Sur la pointe de l’île Saint-Etienne à Melun

Il y a des lieux cachés dans la ville, les trouver c’est sortir des sentiers battus, se perdre parfois, volontairement ou non, une adresse mal notée sur un bout de papier, un renseignement qu’on entend mal ou que l’on ne comprend pas (combien de fois demandant son chemin on se rend compte qu’on écoute la voix de son vis-à-vis avec distraction qui nous la rend chantante, mais dont on perd toute information au passage, vous tournez à droite et vous êtes arrivés, le mot nous tire de notre léthargie passagère en nous rendant compte qu’on n’a rien écouté, et le parcours se fera donc à l’improviste, temps perdu ou chemin retrouvé).

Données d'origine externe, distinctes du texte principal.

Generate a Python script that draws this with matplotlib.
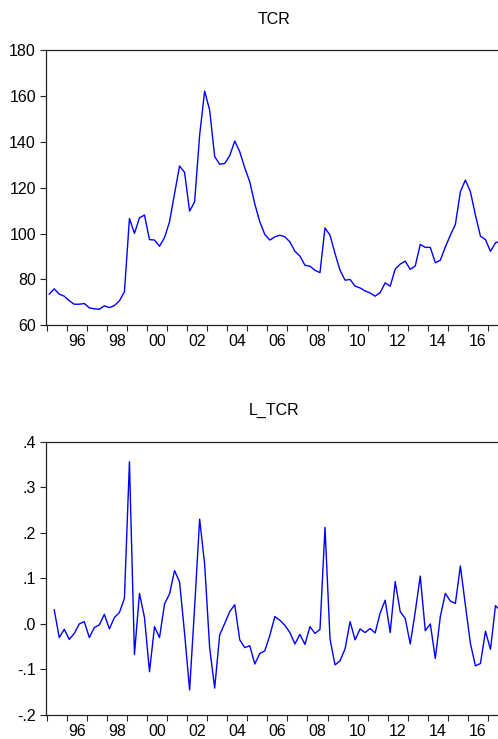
import matplotlib
matplotlib.use("Agg")
import matplotlib.pyplot as plt
import numpy as np

plt.rcParams['font.family'] = ['Liberation Sans', 'DejaVu Sans']

# quarterly series, 1995Q1 onwards
start_year = 1995
tcr = [73.6, 75.9, 73.6, 72.7, 70.7, 69.2, 69.2, 69.5, 67.6, 67.2,
       67.0, 68.5, 67.7, 68.6, 70.7, 74.6, 106.6, 100.1, 106.9, 108.1,
       97.4, 97.2, 94.5, 98.3, 105.2, 117.5, 129.5, 126.7, 109.8, 113.9,
       143.0, 162.2, 153.9, 133.6, 130.3, 130.6, 134.0, 140.4, 135.7, 128.7,
       122.6, 112.9, 105.2, 99.6, 97.2, 98.6, 99.3, 98.6, 96.4, 92.3,
       90.2, 86.2, 85.8, 84.0, 83.0, 102.5, 99.3, 91.3, 84.0, 79.7,
       80.0, 77.1, 76.3, 75.0, 74.1, 72.7, 74.3, 78.5, 77.1, 84.5,
       86.7, 88.0, 84.4, 85.9, 95.3, 94.0, 94.0, 87.3, 88.4, 94.2,
       99.3, 104.0, 118.3, 123.4, 118.3, 108.1, 98.9, 97.4, 92.3, 96.0,
       96.7]

# log change, first value is 1995Q2
l_tcr = [0.031, -0.030, -0.012, -0.034, -0.021, 0.000, 0.005, -0.030, -0.008,
         -0.002, 0.021, -0.011, 0.014, 0.025, 0.056, 0.356, -0.067, 0.067, 0.014,
         -0.105, -0.006, -0.030, 0.044, 0.066, 0.117, 0.092, -0.021, -0.145, 0.037,
         0.230, 0.131, -0.053, -0.141, -0.024, 0.001, 0.027, 0.042, -0.035, -0.052,
         -0.048, -0.088, -0.065, -0.059, -0.025, 0.016, 0.008, -0.003, -0.019, -0.044,
         -0.023, -0.045, -0.006, -0.021, -0.012, 0.212, -0.033, -0.090, -0.081, -0.055,
         0.005, -0.035, -0.011, -0.019, -0.010, -0.020, 0.024, 0.052, -0.019, 0.093,
         0.027, 0.012, -0.044, 0.027, 0.105, -0.015, 0.000, -0.076, 0.016, 0.067,
         0.050, 0.045, 0.127, 0.041, -0.043, -0.092, -0.087, -0.016, -0.056, 0.040,
         0.029]

top_yticks = [60, 80, 100, 120, 140, 160, 180]
bot_yticks = [-0.2, -0.1, 0.0, 0.1, 0.2, 0.3, 0.4]
bot_ylabels = ['-.2', '-.1', '.0', '.1', '.2', '.3', '.4']

x_tcr = start_year + 0.125 + 0.25 * np.arange(len(tcr))
x_l = start_year + 0.375 + 0.25 * np.arange(len(l_tcr))

W, H = 498, 739
fig = plt.figure(figsize=(W / 100, H / 100), dpi=100)

def make_axes(top_px, bottom_px):
    left, right = 45.7, 502.0
    return fig.add_axes([left / W, 1 - bottom_px / H,
                         (right - left) / W, (bottom_px - top_px) / H])

def style(ax, title):
    ax.set_xlim(1994.95, 2017.70)
    years = np.arange(1995, 2018)
    ax.set_xticks(years)
    ax.set_xticklabels([])
    centers = np.arange(1996, 2017, 2) + 0.5
    ax.set_xticks(centers, minor=True)
    ax.set_xticklabels(['%02d' % (int(c) % 100) for c in centers], minor=True)
    ax.tick_params(axis='x', which='major', direction='out', length=4.5,
                   width=0.8, color='#222222')
    ax.tick_params(axis='x', which='minor', length=0, pad=6.5, labelsize=11.5)
    ax.tick_params(axis='y', direction='out', length=4.5, width=0.8,
                   color='#222222', pad=2.5, labelsize=11.5)
    for s in ['top', 'left', 'bottom']:
        ax.spines[s].set_linewidth(0.9)
        ax.spines[s].set_color('#222222')
    ax.spines['right'].set_visible(False)
    ax.set_title(title, fontsize=11.5, pad=19)

ax1 = make_axes(50.3, 325.3)
ax1.plot(x_tcr, tcr, color='#0000ff', lw=1.0)
ax1.set_ylim(60, 180)
ax1.set_yticks(top_yticks)
ax1.set_yticklabels([str(v) for v in top_yticks])
style(ax1, 'TCR')

ax2 = make_axes(441.7, 715.0)
ax2.plot(x_l, l_tcr, color='#0000ff', lw=1.0)
ax2.set_ylim(-0.2, 0.4)
ax2.set_yticks(bot_yticks)
ax2.set_yticklabels(bot_ylabels)
style(ax2, 'L_TCR')

fig.savefig('out.png', dpi=100)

Il y a des lieux insoupçonnés, mystérieux, lieux qui font peur (à certaines heures personne n’ose y aller), c’est interdit, un panneau nous le rappelle noir sur blanc. Un lourd cadenas entrave la porte métallique, mais d’autres avant nous sont passés par là, forçant le passage et créant un jour, un jeu qui nous permet de nous glisser à travers pour entrer dans ce lieu interdit. Rue d’Alsace, le long des voies de la Gare de l’Est, à Paris dans 10ème arrondissement, ce lieu qui sert de décharge à ciel ouvert, où l’on trouve pêle-mêle, jonchant le sol, canettes de bière, sentant l’urine.

Rue d’Alsace, Gare de l’Est, Paris 10ème

Se sentir chez soi dans un lieu ouvert à tous est si rare. Et chacun a ses raison de s’y sentir bien. Certains préfèrent la foule des grands boulevards là où je ne l’apprécie que muni de mon appareil photo. La ville vide fait battre mon cœur comme avant une rencontre qu’on attend depuis longtemps, un paysage de campagne, une page blanche.

Partir à l’aventure, dans les marges de la ville, ses quartiers en devenir, mis entre parenthèse au fil des chantiers qui les transforme, en modifie le dessin, lent processus d’invention qui implique autant le corps par la marche que l’esprit par la mémoire et la perception des lieux traversés.

Je voudrais une ville vide.

Je voudrais une ville, pour y faire le vide.

Je voudrais une ville vide, pour y vivre et écrire.

Photographie Planche-contact du mardi 24 juillet 2012, 15h20, Rue Saint-Nicolas, Marcigny, Saône-et-Loire.